More coruscating ornaments are displayed in Poul Beckmann's Living Jewels 2 (Prestel, £4.50/£4.28). Science and art meet in these magnificent, hugely magnified photographs of some of the world's most exotic beetles. A scuttling bug looks far more fabulous than any Fabergé egg. If natural beauty inspires you, the profusely illustrated catalogue to one of this year's most wonderful shows will be a delight. Amazing Rare Things (Royal Collection Publications, £18.95/£17.06), a selection of fascinating essays introduced by David Attenborough who curated the exhibition, tells of the voyages of discovery that brought artistically inclined naturalists face to face for the first time with some of the planet's most exotic and lovely creations.
Exoticism of an earthier sort is examined from every position in Seduced (Merrell, £29.95/£26.96), the explicitly illustrated, though scholarly book that accompanies the Barbican exhibition celebrating the relationship between “art and sex from antiquity until now”.
From Ancient Roman lusts, through Turkish temptations and Turner's erotic daydreams to the kitsch porno-fantasies of Jeff Koons, it ranges across cultures and sexual proclivities. This is a present best not unwrapped in front of the family.
Your maiden aunt may feel safer with The Society Portrait (Thames & Hudson, £35/£31.50) which sweeps the reader portrait by portrait through the social scene of the 19th and early 20th centuries.

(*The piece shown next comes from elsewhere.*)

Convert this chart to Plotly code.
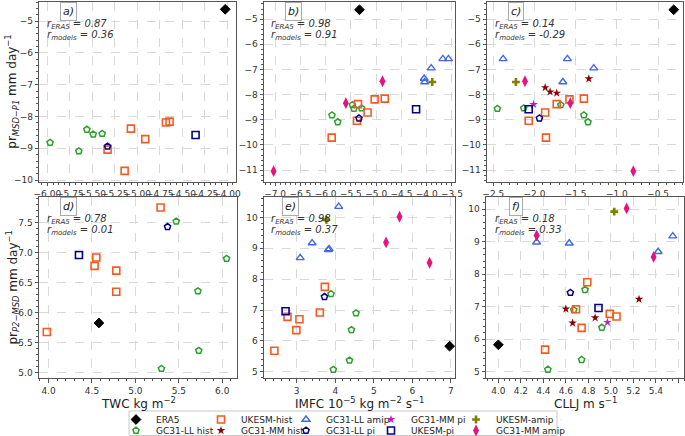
import plotly.graph_objects as go

W, H = 685, 436
FONT = "DejaVu Sans"

# ---------------- data ----------------
SERIES = ["ERA5", "GC31-LL hist", "UKESM-hist", "GC31-MM hist", "GC31-LL amip",
          "GC31-LL pi", "GC31-MM pi", "UKESM-pi", "UKESM-amip", "GC31-MM amip"]

# top row: y = pr MSD-P1 (mm/day), shared by panels a, b, c
Y_TOP = {
    "ERA5": [-4.63],
    "UKESM-hist": [-9.04, -9.71, -8.38, -8.71, -8.19, -8.16],
    "GC31-LL hist": [-8.82, -9.09, -8.41, -8.56, -8.54],
    "GC31-LL amip": [-7.36, -7.50, -6.95, -6.58, -6.58],
    "GC31-MM hist": [-7.72, -7.89, -7.94, -7.37],
    "GC31-MM pi": [-8.39],
    "GC31-LL pi": [-8.94],
    "UKESM-pi": [-8.58],
    "UKESM-amip": [-7.50],
    "GC31-MM amip": [-11.04, -8.34, -7.47],
}
X_A = {
    "ERA5": [-4.02],
    "UKESM-hist": [-5.33, -5.14, -5.07, -4.91, -4.68, -4.64],
    "GC31-LL hist": [-5.97, -5.65, -5.56, -5.49, -5.39],
    "GC31-LL pi": [-5.33],
    "UKESM-pi": [-4.35],
}
X_B = {
    "ERA5": [-5.33],
    "UKESM-hist": [-5.38, -5.88, -5.36, -5.17, -5.03, -4.83],
    "GC31-LL hist": [-5.875, -5.76, -5.47, -5.44, -5.29],
    "GC31-LL amip": [-4.05, -4.04, -3.91, -3.68, -3.57],
    "GC31-LL pi": [-5.34],
    "UKESM-pi": [-4.21],
    "UKESM-amip": [-3.89],
    "GC31-MM amip": [-7.03, -5.60, -4.875],
}
X_C = {
    "ERA5": [-0.31],
    "UKESM-hist": [-2.07, -1.86, -1.73, -1.87, -1.575, -1.40],
    "GC31-LL hist": [-1.40, -1.35, -1.68, -2.45, -2.13],
    "GC31-LL amip": [None, -1.655, -1.28, -2.38, -1.60],
    "GC31-MM hist": [-1.87, -1.81, -1.73, -1.34],
    "GC31-MM pi": [-2.01],
    "GC31-LL pi": [-1.94],
    "UKESM-pi": [-2.07],
    "UKESM-amip": [-2.225],
    "GC31-MM amip": [-0.80, -1.565, -2.115],
}

# bottom row: y = pr P2-MSD (mm/day), shared by panels d, e, f
Y_BOT = {
    "ERA5": [5.83],
    "UKESM-hist": [5.68, 6.92, 6.78, 6.70, 6.35, 7.75],
    "GC31-LL hist": [7.52, 6.90, 6.36, 5.37, 5.07],
    "GC31-LL amip": [10.35, 9.17, 8.98, 8.95, 8.69],
    "GC31-MM hist": [6.93, 6.50, 6.66, 7.23],
    "GC31-MM pi": [6.52],
    "GC31-LL pi": [7.43],
    "UKESM-pi": [6.96],
    "UKESM-amip": [9.92],
    "GC31-MM amip": [10.02, 9.19, 8.53],
}
X_D = {  # TWC kg m-2
    "ERA5": [4.58],
    "UKESM-hist": [3.98, 4.55, 4.53, 4.78, 4.78, 5.29],
    "GC31-LL hist": [5.47, 6.05, 5.72, 5.73, 5.30],
    "GC31-LL pi": [5.37],
    "UKESM-pi": [4.35],
}
X_E = {  # IMFC
    "ERA5": [6.97],
    "UKESM-hist": [2.42, 3.60, 2.76, 3.07, 2.99, 3.73],
    "GC31-LL hist": [3.89, 4.54, 4.42, 4.37, 3.95],
    "GC31-LL amip": [4.09, 3.40, 3.84, 3.82, 3.09],
    "GC31-LL pi": [3.72],
    "UKESM-pi": [2.71],
    "UKESM-amip": [3.77],
    "GC31-MM amip": [5.67, 5.32, 6.45],
}
X_F = {  # CLLJ m s-1
    "ERA5": [4.00],
    "UKESM-hist": [4.415, 4.69, 4.99, 5.05, 4.74, 4.79],
    "GC31-LL hist": [4.77, 4.67, 4.92, 4.74, 4.44],
    "GC31-LL amip": [None, 5.55, 4.34, 4.63, 5.42],
    "GC31-MM hist": [4.60, 4.66, 4.86, 5.25],
    "GC31-MM pi": [4.97],
    "GC31-LL pi": [4.64],
    "UKESM-pi": [4.89],
    "UKESM-amip": [5.03],
    "GC31-MM amip": [5.14, 4.34, 5.38],
}

PANEL_LABELS = ["a)", "b)", "c)", "d)", "e)", "f)"]
R_ERA5 = ["0.87", "0.98", "0.14", "0.78", "0.98", "0.18"]
R_MODELS = ["0.36", "0.91", "-0.29", "0.01", "0.37", "0.33"]
X_TITLES = ["TWC kg m<sup>\u22122</sup>",
            "IMFC 10<sup>\u22125</sup> kg m<sup>\u22122</sup> s<sup>\u22121</sup>",
            "CLLJ m s<sup>\u22121</sup>"]
Y_TITLES = ["pr<sub><i>MSD\u2212P1</i></sub> mm day<sup>\u22121</sup>",
            "pr<sub><i>P2\u2212MSD</i></sub> mm day<sup>\u22121</sup>"]

# ---------------- styles ----------------
STYLE = {
    "ERA5": dict(symbol="diamond", color="black", size=7.5, lw=1),
    "GC31-LL hist": dict(symbol="pentagon-open", color="#2ca02c", size=6.5, lw=1.5),
    "UKESM-hist": dict(symbol="square-open", color="#f65a22", size=7, lw=1.6),
    "GC31-MM hist": dict(symbol="star", color="#8b0000", size=6.5, lw=0),
    "GC31-LL amip": dict(symbol="triangle-up-open", color="#4169e1", size=7, lw=1.4),
    "GC31-LL pi": dict(symbol="pentagon-open", color="#00008b", size=6.5, lw=1.5),
    "GC31-MM pi": dict(symbol="star", color="#c020c0", size=6.5, lw=0),
    "UKESM-pi": dict(symbol="square-open", color="#000088", size=7, lw=1.6),
    "UKESM-amip": dict(symbol="cross", color="#808000", size=6.5, lw=0),
    "GC31-MM amip": dict(symbol="diamond-tall", color="#e4147f", size=8.5, lw=0),
}

def marker(name):
    s = STYLE[name]
    return dict(symbol=s["symbol"], color=s["color"], size=s["size"],
                line=dict(color=s["color"], width=s["lw"]))

# panel pixel boxes (left, right, top, bottom)
BOXES = [(39.3, 236, 1.7, 181.7), (264, 455, 1.7, 181.7), (487, 683, 1.7, 181.7),
         (39, 237, 196.7, 378.3), (264, 455, 196.7, 378.3), (486, 684, 196.7, 378.3)]
XRANGES = [[-6.09, -3.90], [-7.22, -3.44], [-2.576, -0.197],
           [3.89, 6.17], [2.15, 7.11], [3.89, 5.65]]
YRANGES = [[-10.05, -4.39], [-11.46, -4.31], [-11.46, -4.31],
           [4.91, 7.93], [4.79, 10.67], [4.80, 10.38]]
XTICKS = [(-6, 0.25, ".2f", 0.0625), (-7, 0.5, ".1f", 0.1), (-2.5, 0.5, ".1f", 0.1),
          (4, 0.5, ".1f", 0.1), (3, 1, "", 0.2), (4, 0.2, ".1f", 0.05)]
YTICKS = [(-10, 1, "", 0.2), (-11, 1, "", 0.2), (-11, 1, "", 0.2),
          (5, 0.5, ".1f", 0.1), (5, 1, "", 0.2), (5, 1, "", 0.2)]

PANEL_X = [X_A, X_B, X_C, X_D, X_E, X_F]
PANEL_Y = [Y_TOP, Y_TOP, Y_TOP, Y_BOT, Y_BOT, Y_BOT]

fig = go.Figure()

# legend-only traces (row order as in the reference legend)
ROW1 = ["ERA5", "UKESM-hist", "GC31-LL amip", "GC31-MM pi", "UKESM-amip"]
ROW2 = ["GC31-LL hist", "GC31-MM hist", "GC31-LL pi", "UKESM-pi", "GC31-MM amip"]
for lg, row in (("legend", ROW1), ("legend2", ROW2)):
    for name in row:
        fig.add_trace(go.Scatter(x=[None], y=[None], mode="markers", name=name,
                                 marker=marker(name), legend=lg, showlegend=True,
                                 xaxis="x", yaxis="y"))
    # invisible spacer entry so the last real entry's text is not clipped
    fig.add_trace(go.Scatter(x=[None], y=[None], mode="markers", name=" ",
                             marker=dict(size=1, opacity=0), legend=lg, showlegend=True,
                             xaxis="x", yaxis="y"))

for i in range(6):
    ax = "" if i == 0 else str(i + 1)
    for name in SERIES:
        xs = PANEL_X[i].get(name)
        if not xs:
            continue
        ys = PANEL_Y[i][name]
        fig.add_trace(go.Scatter(x=xs, y=ys, mode="markers", name=name,
                                 marker=marker(name), showlegend=False,
                                 hoverinfo="skip", xaxis="x" + ax, yaxis="y" + ax))

axis_common = dict(showline=True, mirror=True, linecolor="#555", linewidth=1,
                   ticks="outside", ticklen=3.5, tickcolor="#555", tickwidth=1,
                   showgrid=True, gridcolor="#d9d9d9", griddash="dash", gridwidth=0.8,
                   zeroline=False, tickangle=0, automargin=False,
                   tickfont=dict(family=FONT, size=9, color="#333"))

layout = dict(width=W, height=H, margin=dict(l=0, r=0, t=0, b=0, pad=0, autoexpand=False),
              paper_bgcolor="white", plot_bgcolor="white", hovermode=False,
              font=dict(family=FONT, color="#333"))

for i, (l, r, t, b) in enumerate(BOXES):
    ax = "" if i == 0 else str(i + 1)
    x0, dx, xf, xm = XTICKS[i]
    y0, dy, yf, ym = YTICKS[i]
    layout["xaxis" + ax] = dict(axis_common, domain=[l / W, r / W], range=XRANGES[i],
                                anchor="y" + ax, tickmode="linear", tick0=x0, dtick=dx,
                                tickformat=xf,
                                minor=dict(ticks="outside", ticklen=2, tickcolor="#555",
                                           tick0=x0, dtick=xm, showgrid=False))
    layout["yaxis" + ax] = dict(axis_common, domain=[1 - b / H, 1 - t / H], range=YRANGES[i],
                                anchor="x" + ax, tickmode="linear", tick0=y0, dtick=dy,
                                tickformat=yf,
                                minor=dict(ticks="outside", ticklen=2, tickcolor="#555",
                                           tick0=y0, dtick=ym, showgrid=False))

annotations = []
LABEL_POS = [(68, 11.7), (293, 11.7), (515.7, 11.7), (68.3, 206.7), (290.7, 206.7), (515.7, 206.7)]
R_LEFT = [45, 269, 493, 45, 269, 493]
for i in range(6):
    lx, ly = LABEL_POS[i]
    annotations.append(dict(x=lx / W, y=1 - ly / H, xref="paper", yref="paper",
                            text="<i>" + PANEL_LABELS[i] + "</i>", showarrow=False,
                            font=dict(family=FONT, size=11, color="#222"),
                            bordercolor="#aaa", borderwidth=1, borderpad=2,
                            bgcolor="white", xanchor="center", yanchor="middle"))
    top = BOXES[i][2]
    annotations.append(dict(x=R_LEFT[i] / W, y=1 - (top + 22.5) / H, xref="paper", yref="paper",
                            text="<i>r<sub>ERA5</sub> = " + R_ERA5[i] + "</i>", showarrow=False,
                            font=dict(family=FONT, size=10, color="#333"),
                            xanchor="left", yanchor="middle"))
    annotations.append(dict(x=R_LEFT[i] / W, y=1 - (top + 33.5) / H, xref="paper", yref="paper",
                            text="<i>r<sub>models</sub> = " + R_MODELS[i] + "</i>", showarrow=False,
                            font=dict(family=FONT, size=10, color="#333"),
                            xanchor="left", yanchor="middle"))

for j, title in enumerate(X_TITLES):
    l, r, t, b = BOXES[3 + j]
    annotations.append(dict(x=(l + r) / 2 / W, y=1 - 403 / H, xref="paper", yref="paper",
                            text=title, showarrow=False,
                            font=dict(family=FONT, size=12, color="#222"),
                            xanchor="center", yanchor="middle"))
for j, title in enumerate(Y_TITLES):
    l, r, t, b = BOXES[3 * j]
    annotations.append(dict(x=12 / W, y=1 - (t + b) / 2 / H, xref="paper", yref="paper",
                            text=title, showarrow=False, textangle=-90,
                            font=dict(family=FONT, size=12, color="#222"),
                            xanchor="center", yanchor="middle"))
layout["annotations"] = annotations

leg_common = dict(orientation="h", xref="paper", yref="paper", xanchor="left",
                  yanchor="middle", bgcolor="rgba(0,0,0,0)", borderwidth=0,
                  font=dict(family=FONT, size=9, color="#222"),
                  itemwidth=30, entrywidth=40, tracegroupgap=0)
layout["legend"] = dict(leg_common, x=116 / W, y=1 - 419.5 / H)
layout["legend2"] = dict(leg_common, x=116 / W, y=1 - 430.5 / H)
layout["shapes"] = [dict(type="rect", xref="paper", yref="paper",
                         x0=129 / W, x1=557 / W, y0=1 - 435.5 / H, y1=1 - 411 / H,
                         line=dict(color="#c8c8c8", width=1), fillcolor="rgba(0,0,0,0)",
                         layer="below")]

fig.update_layout(**layout)
fig.write_html("out.html", config={"displayModeBar": False},
               post_script="document.body.style.margin='0px';document.body.style.overflow='hidden';")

Amid the rustle of satin and the whisper of delightful anecdotes, you can meet anyone from the first Earl of Leicester to the Majarajah of Indore. Never have so many haughty profiles been lifted, so many elegant lovelies collapsed on to sofas, so many smiles frozen on so many frigid lips.
The art biography of the year is, without doubt, the third volume of John Richardson's continuing The Life of Picasso (Cape, £30/£27). Dealing with 1917 to 1932, this long awaited book — subtitled The Triumphant Years — finds the great modernist pushing his incredible talents and the tolerance of his new ballerina wife to their limits. No one knows more than Richardson about the protean Picasso and this definitive volume, like its predecessors, enriches a thorough and authoritative account of the life with vivid anecdotes and intimate details that reveal the real man behind the facade.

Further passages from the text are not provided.